Aim
Print only the lines from the top of the data through the line with "import pandas as pd", both included, skipping every picture.

Material
______

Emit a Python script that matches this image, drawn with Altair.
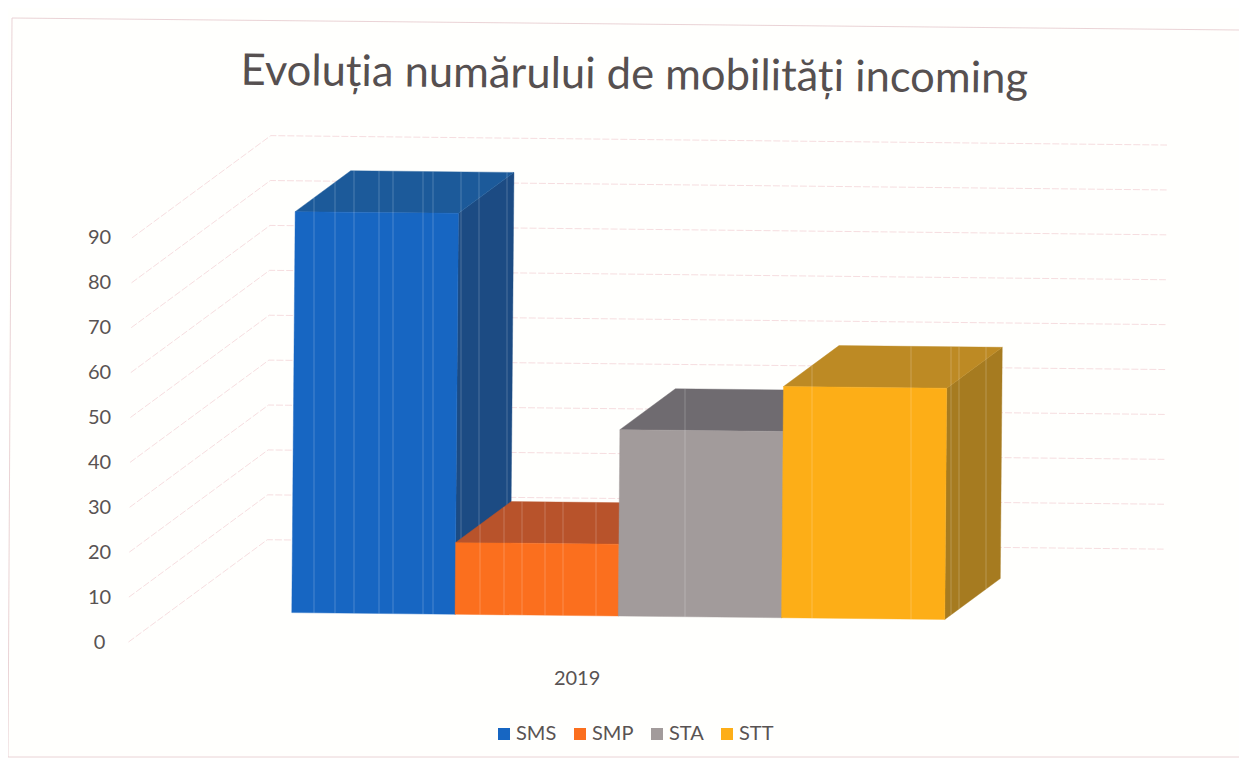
import altair as alt
import numpy as np
import pandas as pd

series = ["SMS", "SMP", "STA", "STT"]
values = [89.3, 16, 41.5, 51.5]
front_colors = ["#1766c2", "#fb6f1e", "#a29b9b", "#fdae17"]
top_colors = ["#1c5a9a", "#b8532b", "#6f6b70", "#bd8a24"]
side_colors = ["#1c4b83", "#a8482a", "#66636a", "#a67b20"]
ticks = list(range(0, 100, 10))
year = "2019"
title_text = "Evoluția numărului de mobilități incoming"
stripes = [
    [314, 335, 354, 379, 393, 423, 433, 461, 479, 507],
    [480, 504, 522, 545, 563, 596],
    [685],
    [812, 911, 951, 959, 986],
]

# projection of the oblique 3-D view, in pixels of the page
X0, Y0, UX, UY, DX, DY = 128.5, 642.0, 163.25, 4.49, 0.845, 23.1
FLOOR_W, MARGIN, D_FRONT, D_BACK = 5.49, 0.745, 0.3, 0.7
TILT_Y, TILT_X = 0.0105, 0.0085
PLOT_L, PLOT_R, PLOT_T, PLOT_B = 114, 1239, 118, 660


def project(u, d, v):
    xr = X0 + UX * (u + DX * d)
    yr = Y0 - UY * (v + DY * d)
    return xr + TILT_X * (Y0 - yr), yr + TILT_Y * (xr - X0)


def to_data(px, py):
    return (px - X0) / UX, (Y0 - py) / UY


def polygon(points):
    rows = []
    for i, (px, py) in enumerate(points + points[:1]):
        a, b = to_data(px, py)
        rows.append({"a": a, "b": b, "i": i})
    return pd.DataFrame(rows)


x_scale = alt.Scale(domain=list(to_data(PLOT_L, 0)[:1]) + list(to_data(PLOT_R, 0)[:1]), nice=False, zero=False)
y_scale = alt.Scale(domain=[to_data(0, PLOT_B)[1], to_data(0, PLOT_T)[1]], nice=False, zero=False)
X = alt.X("a:Q", scale=x_scale, axis=alt.Axis(
    values=[FLOOR_W / 2], labelExpr=f"'{year}'", title=None, grid=False, domain=False, ticks=False,
    labelFontSize=20, labelFont="Lato", labelColor="#595353", labelPadding=8))
Y = alt.Y("b:Q", scale=y_scale, axis=alt.Axis(
    values=ticks, title=None, grid=False, domain=False, ticks=False, labelAlign="center",
    labelFontSize=20, labelFont="Lato", labelColor="#595353", labelPadding=15))


def poly_layer(points, color):
    return alt.Chart(polygon(points)).mark_line(fill=color, stroke=color, strokeWidth=0.4).encode(
        x=alt.X("a:Q"), y=alt.Y("b:Q"), order="i:Q")


def line_layer(points, color, dash=None, width=1.0, opacity=1.0):
    kw = {"strokeDash": dash} if dash else {}
    return alt.Chart(polygon(points).iloc[:-1]).mark_line(
        color=color, strokeWidth=width, opacity=opacity, **kw
    ).encode(x=alt.X("a:Q"), y=alt.Y("b:Q"), order="i:Q")


layers = []

# faint printed frame of the scan
layers.append(line_layer([(1239, 30), (12, 18), (8, 757), (1239, 757)], "#e3c4c8", width=1.0, opacity=0.75))

# wall and floor gridlines
for t in ticks:
    pts = [project(0, 0, t), project(0, 1, t), project(FLOOR_W, 1, t)]
    layers.append(line_layer(pts, "#f4d5d8", dash=[7, 2], width=1.0, opacity=0.8))

# legend-bearing marks, hidden under the faces drawn later
legend_df = pd.DataFrame({
    "series": series,
    "a": [to_data(*project(i + MARGIN + 0.5, D_FRONT, 5))[0] for i in range(4)],
    "b": [to_data(*project(i + MARGIN + 0.5, D_FRONT, 5))[1] for i in range(4)],
})
layers.append(alt.Chart(legend_df).mark_square(size=4).encode(
    x=X, y=Y,
    color=alt.Color("series:N", sort=series, scale=alt.Scale(domain=series, range=front_colors),
                    legend=alt.Legend(orient="none", legendX=380, legendY=606, direction="horizontal",
                                      title=None, symbolType="square", symbolSize=144, symbolOpacity=1,
                                      labelFont="Lato", labelFontSize=20, labelColor="#595353",
                                      columnPadding=13, labelOffset=2)),
))

stripe_rows = []
for i, v in enumerate(values):
    u0, u1 = i + MARGIN, i + MARGIN + 1
    A = project(u0, D_FRONT, 0)
    B = project(u0, D_FRONT, v)
    C = project(u0, D_BACK, v)
    D = project(u1, D_BACK, v)
    E = project(u1, D_BACK, 0)
    F = project(u1, D_FRONT, 0)
    G = project(u1, D_FRONT, v)
    layers.append(poly_layer([F, G, D, E], side_colors[i]))
    layers.append(poly_layer([B, C, D, G], top_colors[i]))
    layers.append(poly_layer([A, B, G, F], front_colors[i]))
    for s in stripes[i]:
        top = np.interp(s, [B[0], C[0], D[0]], [B[1], C[1], D[1]])
        bot = np.interp(s, [A[0], F[0], E[0]], [A[1], F[1], E[1]])
        a, b = to_data(s, top)
        _, b2 = to_data(s, bot)
        stripe_rows.append({"a": a, "b": b, "b2": b2, "layer": i})
    sr = pd.DataFrame([r for r in stripe_rows if r["layer"] == i])
    layers.append(alt.Chart(sr).mark_rule(color="#ffffff", opacity=0.22, strokeWidth=1).encode(
        x=alt.X("a:Q"), y=alt.Y("b:Q"), y2="b2:Q"))

chart = alt.layer(*layers).properties(
    width=PLOT_R - PLOT_L,
    height=PLOT_B - PLOT_T,
    padding={"left": PLOT_L - 8, "top": PLOT_T - 8, "right": 0, "bottom": 758 - PLOT_B},
    autosize=alt.AutoSizeParams(type="none"),
    background="#fffffd",
    title=alt.TitleParams(title_text, font="Lato", fontSize=43.5, fontWeight="normal", color="#565050",
                          angle=0.6, anchor="middle", dx=-41, dy=91, offset=0, frame="group"),
).configure_view(stroke=None)

chart.save("out.html", embed_options={"renderer": "svg", "actions": False})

______

Solved exercise
Emit a Python script that matches this image, drawn with Altair.
import altair as alt
import numpy as np
import pandas as pd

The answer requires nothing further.